Bevor sich die Erwachsenen mit jämmerlichen Erklärungsversuchen in die Peinlichkeit katapultieren, sollte man die Dreizehnjährigen lieber selbst erzählen lassen – so das Konzept von Anna Judith Brückner und Lara Jil Dreyer, die das Theaterstück „covering 13“ mit dem Jugendclub des Hans Otto Theaters inszenierten und am Donnerstagabend in der Reithalle zur Premiere brachten. Und siehe da: So hilflos und abgefuckt, wie das ewige Klischee es zu suggerieren versucht, ist diese Welt der Dreizehnjährigen gar nicht. Und stellenweise sogar richtig komisch: Da stehen neun Mädchen auf der Bühne und beschweren sich, dass kein richtiger Junge dabei ist – „Was ist schon ein richtiger Junge?“ Ja, was? Wenn man einmal alle Styling-Klischees durchgewinkt hat, bleibt da nicht mehr als ein bemitleidenswertes Wesen. Ätsch!
It’s the society, stupid: Wenn die Gesellschaft an allem schuld ist, dann gehört sie auch dafür angeprangert. „Hey, ich bin dreizehn!“ Wenn man als Mädchen in diesem Alter zu sich selbst finden will, muss man sich erst mal von der Diktatur der Prinzessinnen befreien.
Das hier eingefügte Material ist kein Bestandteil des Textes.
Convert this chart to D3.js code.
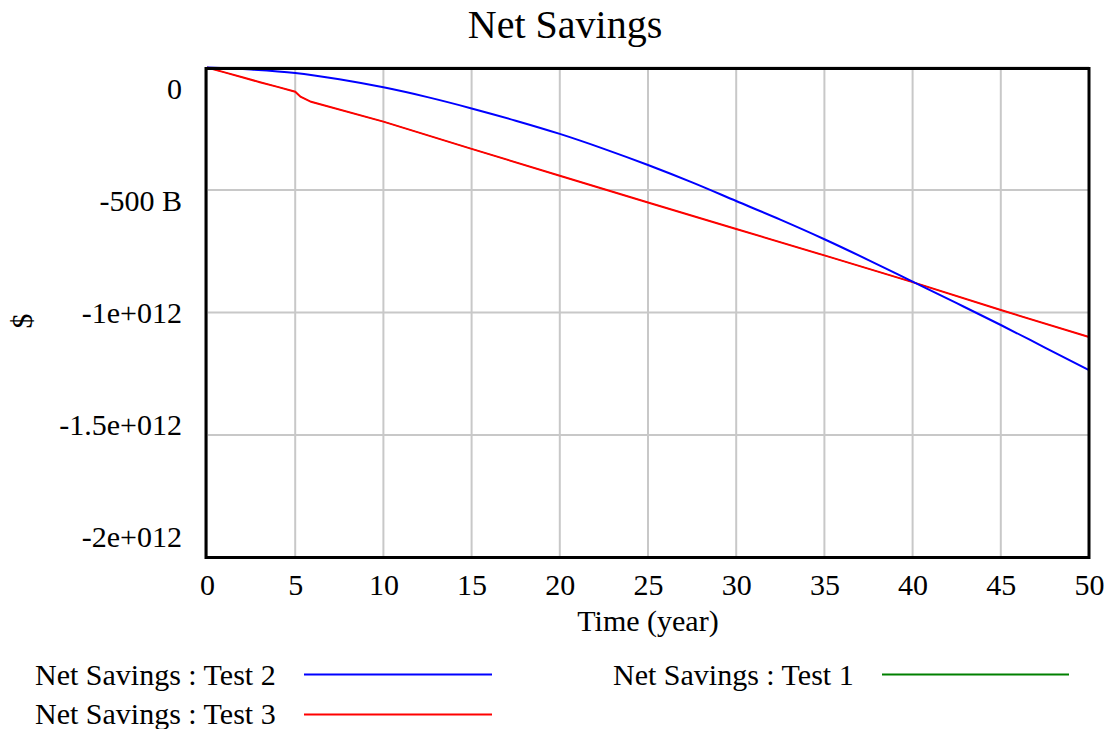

Das geht nicht immer schmerzfrei ab, der soziale Kitt hält nicht für alle: „Es gibt diese Klischee-Cliquen, in denen immer jemand ist, der nie so richtig dazugehört.“ Dargestellt wird das bei Dreyer und Brückner etwa in dieser wunderbaren Freeze-Szene, in der sich die Ausgestoßene eine Umarmung stiehlt, während alle die Augen geschlossen haben.
Das Collagenstück funktioniert deshalb so gut, weil es weitgehend auf die Redundanz bedeutungsschwangerer Texte sowie überflüssiger Requisiten verzichtet und stattdessen Stimmungen erzeugt – durch Licht, durch Musik, aber auch durch Tanz und Gesang. Das fängt diese hibbelige Mentalität auf eine ganz und gar liebenswerte Weise ein, weit entfernt davon, sie mit der Moralkeule zu erschlagen. Und wenn irgendwann der Graben zwischen Bühne und Publikum eingerissen wird und die Schauspielerinnen auf einmal zwischen den Sitzreihen stehen, dann wird es eng mit den Erklärungen: „Los, Sie da, machen Sie mal! Seien Sie doch mal etwas verrückter!“ Das ist nämlich gar nicht so einfach. Und auf einmal ist man wieder jung. Oder alt. Oder beides. Oliver Dietrich
Das Stück „covering 13“ ist wieder zu sehen am Dienstag, 26. April, und Mittwoch, 27. April, jeweils 19.30 Uhr in der Reithalle, Schiffbauergasse.